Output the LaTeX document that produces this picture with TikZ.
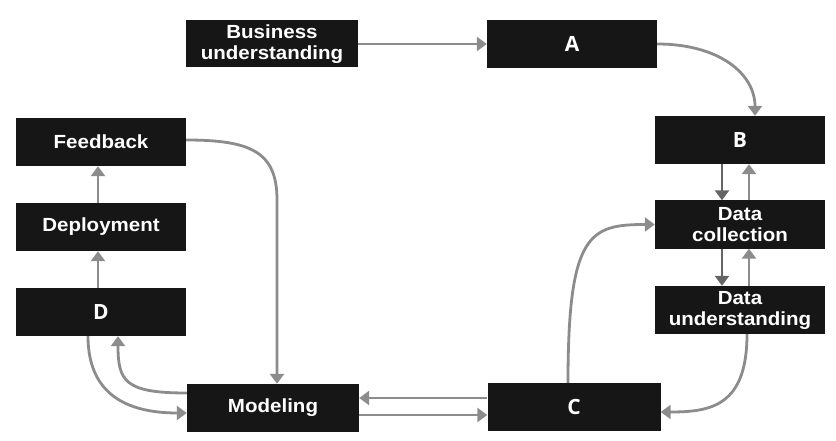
\documentclass[tikz,border=0pt]{standalone}
\usepackage{fontspec}
\setmainfont[FakeStretch=1.08]{Liberation Sans}
\newfontfamily\letterfont{Open Sans}
\usetikzlibrary{arrows.meta,calc}
\definecolor{boxblack}{RGB}{22,22,22}
\definecolor{arrgray}{RGB}{140,140,140}
\definecolor{arrdark}{RGB}{100,100,100}
\tikzset{
  stagebox/.style={fill=boxblack, draw=none, minimum width=170pt, minimum height=48pt,
    text=white, align=center, inner sep=0pt,
    font=\fontsize{19}{21}\selectfont\bfseries},
  letterbox/.style={stagebox, font=\fontsize{21}{24}\selectfont\letterfont\bfseries},
  flow/.style={draw=arrgray, line width=2.8pt, -{Triangle[width=14pt,length=10pt]}},
  flowdark/.style={flow, draw=arrdark}
}
\begin{document}
\begin{tikzpicture}[x=1pt,y=1pt]
\fill[white] (0,0) rectangle (836,440);
\useasboundingbox (0,0) rectangle (836,440);

\node[stagebox, minimum width=172pt, minimum height=47pt] (bus) at (272,396) {Business\\understanding};
\node[letterbox] (A) at (572,396) {A};
\node[letterbox] (B) at (740,300) {B};
\node[stagebox] (dc) at (740,215.5) {Data\\collection};
\node[stagebox] (du) at (740,130) {Data\\understanding};
\node[letterbox, minimum width=173pt] (C) at (574,33) {C};
\node[stagebox, minimum width=172pt] (mod) at (273,32) {Modeling};
\node[letterbox] (D) at (101,128) {D};
\node[stagebox] (dep) at (101,213) {Deployment};
\node[stagebox] (fb) at (101,298) {Feedback};

\coordinate (fbturn) at (277,240);

% top row
\draw[flow] (bus.east) -- (A.west);
\draw[flow] (A.east) .. controls +(62,0) and +(0,42) .. ([xshift=15pt]B.north);

% right column
\draw[flowdark] ([xshift=-18pt]B.south) -- ([xshift=-18pt]dc.north);
\draw[flow] ([xshift=9pt]dc.north) -- ([xshift=9pt]B.south);
\draw[flowdark] ([xshift=-18pt]dc.south) -- ([xshift=-18pt]du.north);
\draw[flow] ([xshift=9pt]du.north) -- ([xshift=9pt]dc.south);

\draw[flow] ([xshift=7pt]du.south) .. controls +(0,-72) and +(50,0) .. ([yshift=-5pt]C.east);
\draw[flow] ([xshift=-6pt]C.north) .. controls +(0,150) and +(-65,0) .. (dc.west);

% bottom row
\draw[flow] ([yshift=9pt]C.west) -- ([yshift=9pt]C.west -| mod.east);
\draw[flow] ([yshift=-8pt]C.west -| mod.east) -- ([yshift=-8pt]C.west);

% left column
\draw[flow] ([yshift=15pt]mod.west) .. controls +(-62,0) and +(0,-45) .. ([xshift=17pt]D.south);
\draw[flow] ([xshift=-13pt]D.south) .. controls +(0,-58) and +(-60,0) .. ([yshift=-5pt]mod.west);
\draw[flow] ([xshift=-3pt]D.north) -- ([xshift=-3pt]dep.south);
\draw[flow] ([xshift=-3pt]dep.north) -- ([xshift=-3pt]fb.south);

\draw[flow] ([yshift=2pt]fb.east) .. controls +(65,0) and +(0,48) .. (fbturn) -- (fbturn |- mod.north);
\end{tikzpicture}
\end{document}
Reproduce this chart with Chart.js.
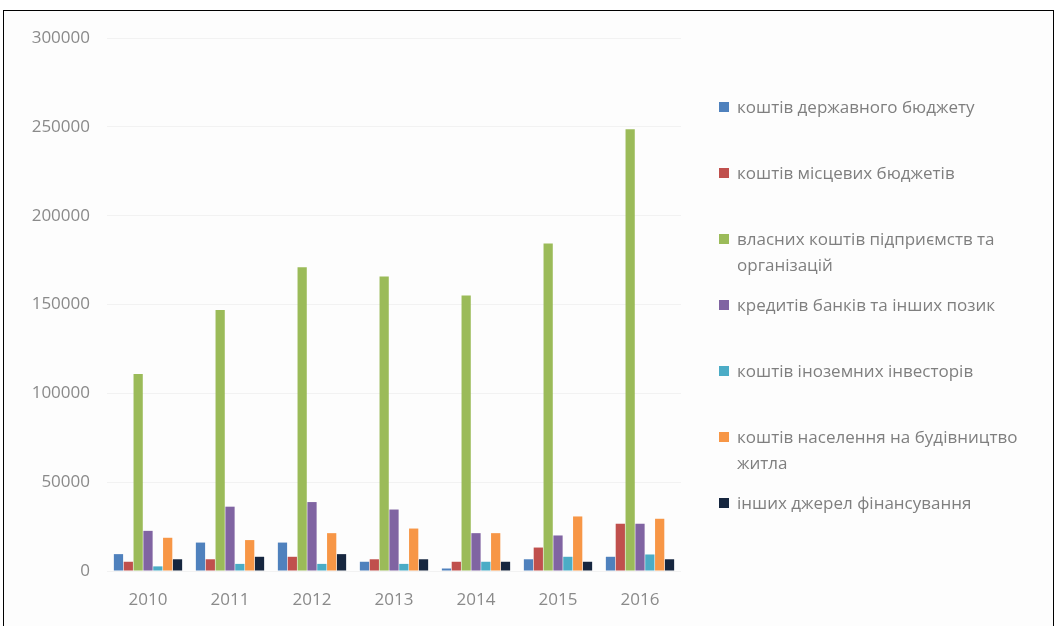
<!DOCTYPE html>
<html>
<head>
<meta charset="utf-8">
<script src="https://cdn.jsdelivr.net/npm/chart.js@4"></script>
<style>
  html, body { margin: 0; padding: 0; background: #ffffff; }
  #frame { position: absolute; left: 3px; top: 10px; width: 1049px; height: 640px;
           border: 1px solid #000; border-bottom: none; background: #fdfdfd; }
  #wrap { position: absolute; left: 0; top: 0; width: 700px; height: 626px; }
  #legend { position: absolute; left: 0; top: 0; width: 1059px; height: 626px; pointer-events: none;
            font-family: "Open Sans", sans-serif; font-size: 17px; color: #7f7f7f; }
  .li { position: absolute; left: 719px; width: 330px; line-height: 26px; }
  .sw { position: absolute; left: 0; top: 8px; width: 10px; height: 10px; }
  .tx { margin-left: 18px; display: block; }
</style>
</head>
<body>
<div id="frame"></div>
<div id="wrap"><canvas id="c"></canvas></div>
<div id="legend"></div>
<script>
const categories = ["2010", "2011", "2012", "2013", "2014", "2015", "2016"];
const seriesNames = [
  "коштів державного бюджету",
  "коштів місцевих бюджетів",
  "власних коштів підприємств та організацій",
  "кредитів банків та інших позик",
  "коштів іноземних інвесторів",
  "коштів населення на будівництво житла",
  "інших джерел фінансування"
];
const stateBudget   = [9500, 16000, 16000, 5200, 1400, 6600, 8000];
const localBudgets  = [5200, 6600, 8000, 6600, 5200, 13200, 26600];
const ownFunds      = [110900, 146900, 171000, 165700, 155000, 184300, 248600];
const bankCredits   = [22600, 36200, 38800, 34600, 21300, 20000, 26600];
const foreignInv    = [2600, 4000, 4000, 4000, 5200, 8000, 9300];
const population    = [18700, 17400, 21300, 23900, 21300, 30700, 29400];
const otherSources  = [6600, 8000, 9500, 6600, 5200, 5200, 6600];
const yTicks = [0, 50000, 100000, 150000, 200000, 250000, 300000];

const seriesValues = [stateBudget, localBudgets, ownFunds, bankCredits, foreignInv, population, otherSources];
const colors = ["#4f81bd", "#c0504d", "#9bbb59", "#8064a2", "#4bacc6", "#f79646", "#16263f"];

const datasets = seriesValues.map((vals, i) => ({
  label: seriesNames[i],
  data: vals,
  backgroundColor: colors[i],
  borderWidth: 0,
  barPercentage: 0.94,
  categoryPercentage: 0.84
}));

new Chart(document.getElementById("c"), {
  type: "bar",
  data: { labels: categories, datasets },
  options: {
    responsive: true,
    maintainAspectRatio: false,
    animation: false,
    layout: { padding: { left: 0, right: 19, top: 38, bottom: 0 } },
    plugins: { legend: { display: false }, tooltip: { enabled: false } },
    scales: {
      x: {
        grid: { display: false, drawTicks: false },
        border: { display: false },
        ticks: { color: "#8a8a8a", font: { family: "Open Sans", size: 17 }, padding: 19 },
        afterFit: s => { s.height = 55; }
      },
      y: {
        min: 0, max: 300000,
        afterBuildTicks: s => { s.ticks = yTicks.map(v => ({ value: v })); },
        grid: { color: "#f2f2f2", drawTicks: false },
        border: { display: false },
        ticks: {
          color: "#8a8a8a", font: { family: "Open Sans", size: 17 }, padding: 17,
          callback: v => String(v)
        },
        afterFit: s => { s.width = 107; }
      }
    }
  }
});

const lg = document.getElementById("legend");
seriesNames.forEach((name, i) => {
  const d = document.createElement("div");
  d.className = "li";
  d.style.top = (94 + i * 66) + "px";
  const sw = document.createElement("span");
  sw.className = "sw";
  sw.style.background = colors[i];
  const tx = document.createElement("span");
  tx.className = "tx";
  tx.textContent = name;
  d.appendChild(sw);
  d.appendChild(tx);
  lg.appendChild(d);
});
</script>
</body>
</html>
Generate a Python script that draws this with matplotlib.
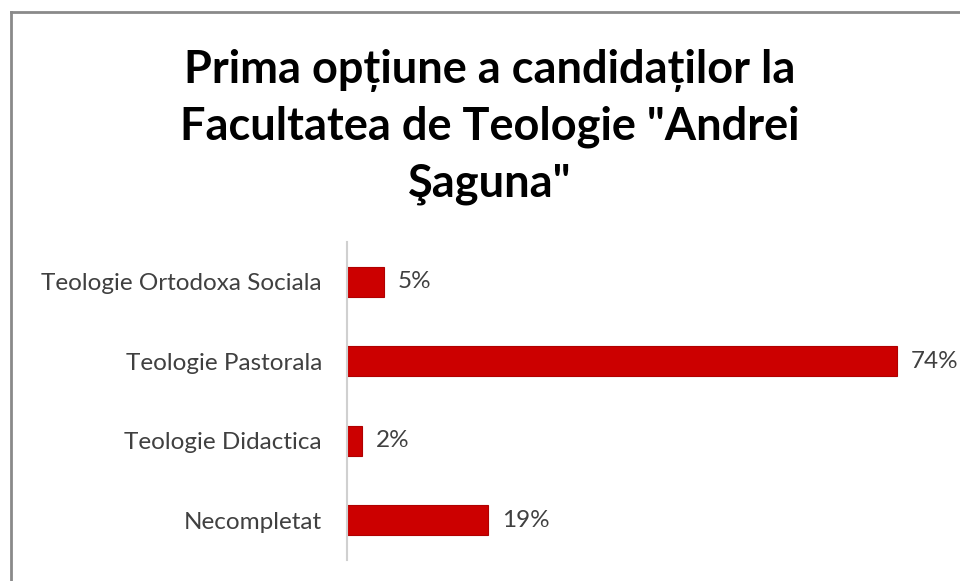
import matplotlib.pyplot as plt
from matplotlib.lines import Line2D

categories = ['Teologie Ortodoxa Sociala', 'Teologie Pastorala',
              'Teologie Didactica', 'Necompletat']
values = [5, 74, 2, 19]
value_labels = ['5%', '74%', '2%', '19%']
title = 'Prima opțiune a candidaților la\nFacultatea de Teologie "Andrei\nŞaguna"'

plt.rcParams['font.family'] = ['Lato', 'DejaVu Sans']

fig = plt.figure(figsize=(9.6, 5.81), dpi=100)
ax = fig.add_axes([347 / 960, 1 - 560 / 581, 594.6 / 960, 318 / 581])

ypos = list(range(len(categories)))
ax.barh(ypos, values, height=0.38, color='#cc0000', edgecolor='#b00000', linewidth=0.8)
ax.set_xlim(0, 80)
ax.set_ylim(len(categories) - 0.5, -0.5)
ax.set_yticks(ypos)
ax.set_yticklabels(categories, fontsize=17.5, color='#404040')
ax.tick_params(axis='y', length=0, pad=18)
ax.set_xticks([])
for s in ['top', 'right', 'bottom']:
    ax.spines[s].set_visible(False)
ax.spines['left'].set_color('#d0d0d0')
ax.spines['left'].set_linewidth(1.5)

for y, v, lab in zip(ypos, values, value_labels):
    ax.annotate(lab, (v, y), xytext=(10, 0), textcoords='offset points',
                va='center', ha='left', fontsize=17.5, color='#404040',
                annotation_clip=False)

fig.text(0.51, 1 - 127 / 581, title, ha='center', va='center',
         fontsize=32.5, fontweight='bold', color='black', linespacing=1.42)

# chart frame (left and top edges visible)
fig.add_artist(Line2D([11 / 960, 11 / 960], [0, 1 - 12 / 581],
                      transform=fig.transFigure, color='#8a8a8a', lw=2))
fig.add_artist(Line2D([11 / 960, 1], [1 - 12 / 581, 1 - 12 / 581],
                      transform=fig.transFigure, color='#8a8a8a', lw=2))

fig.savefig('out.png', dpi=100)
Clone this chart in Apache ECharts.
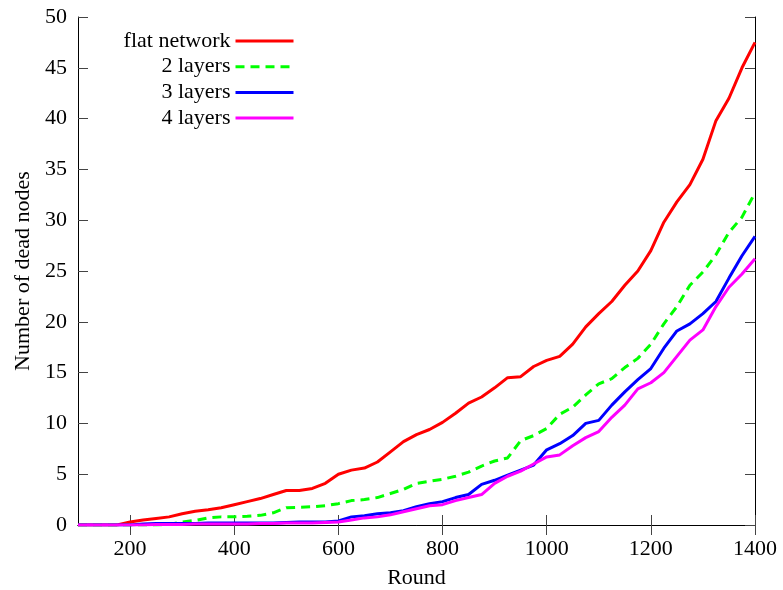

┄┄┄┄┄┄┄┄┄┄

* **EXERCISE GOAL**:
Could the lines from the top of the material through the line with "(fbturn) at (277,240);" be repeated exactly, pictures left out?

* **REPLY**:
Output the LaTeX document that produces this picture with TikZ.
\documentclass[tikz,border=0pt]{standalone}
\usepackage{fontspec}
\setmainfont[FakeStretch=1.08]{Liberation Sans}
\newfontfamily\letterfont{Open Sans}
\usetikzlibrary{arrows.meta,calc}
\definecolor{boxblack}{RGB}{22,22,22}
\definecolor{arrgray}{RGB}{140,140,140}
\definecolor{arrdark}{RGB}{100,100,100}
\tikzset{
  stagebox/.style={fill=boxblack, draw=none, minimum width=170pt, minimum height=48pt,
    text=white, align=center, inner sep=0pt,
    font=\fontsize{19}{21}\selectfont\bfseries},
  letterbox/.style={stagebox, font=\fontsize{21}{24}\selectfont\letterfont\bfseries},
  flow/.style={draw=arrgray, line width=2.8pt, -{Triangle[width=14pt,length=10pt]}},
  flowdark/.style={flow, draw=arrdark}
}
\begin{document}
\begin{tikzpicture}[x=1pt,y=1pt]
\fill[white] (0,0) rectangle (836,440);
\useasboundingbox (0,0) rectangle (836,440);

\node[stagebox, minimum width=172pt, minimum height=47pt] (bus) at (272,396) {Business\\understanding};
\node[letterbox] (A) at (572,396) {A};
\node[letterbox] (B) at (740,300) {B};
\node[stagebox] (dc) at (740,215.5) {Data\\collection};
\node[stagebox] (du) at (740,130) {Data\\understanding};
\node[letterbox, minimum width=173pt] (C) at (574,33) {C};
\node[stagebox, minimum width=172pt] (mod) at (273,32) {Modeling};
\node[letterbox] (D) at (101,128) {D};
\node[stagebox] (dep) at (101,213) {Deployment};
\node[stagebox] (fb) at (101,298) {Feedback};

\coordinate (fbturn) at (277,240);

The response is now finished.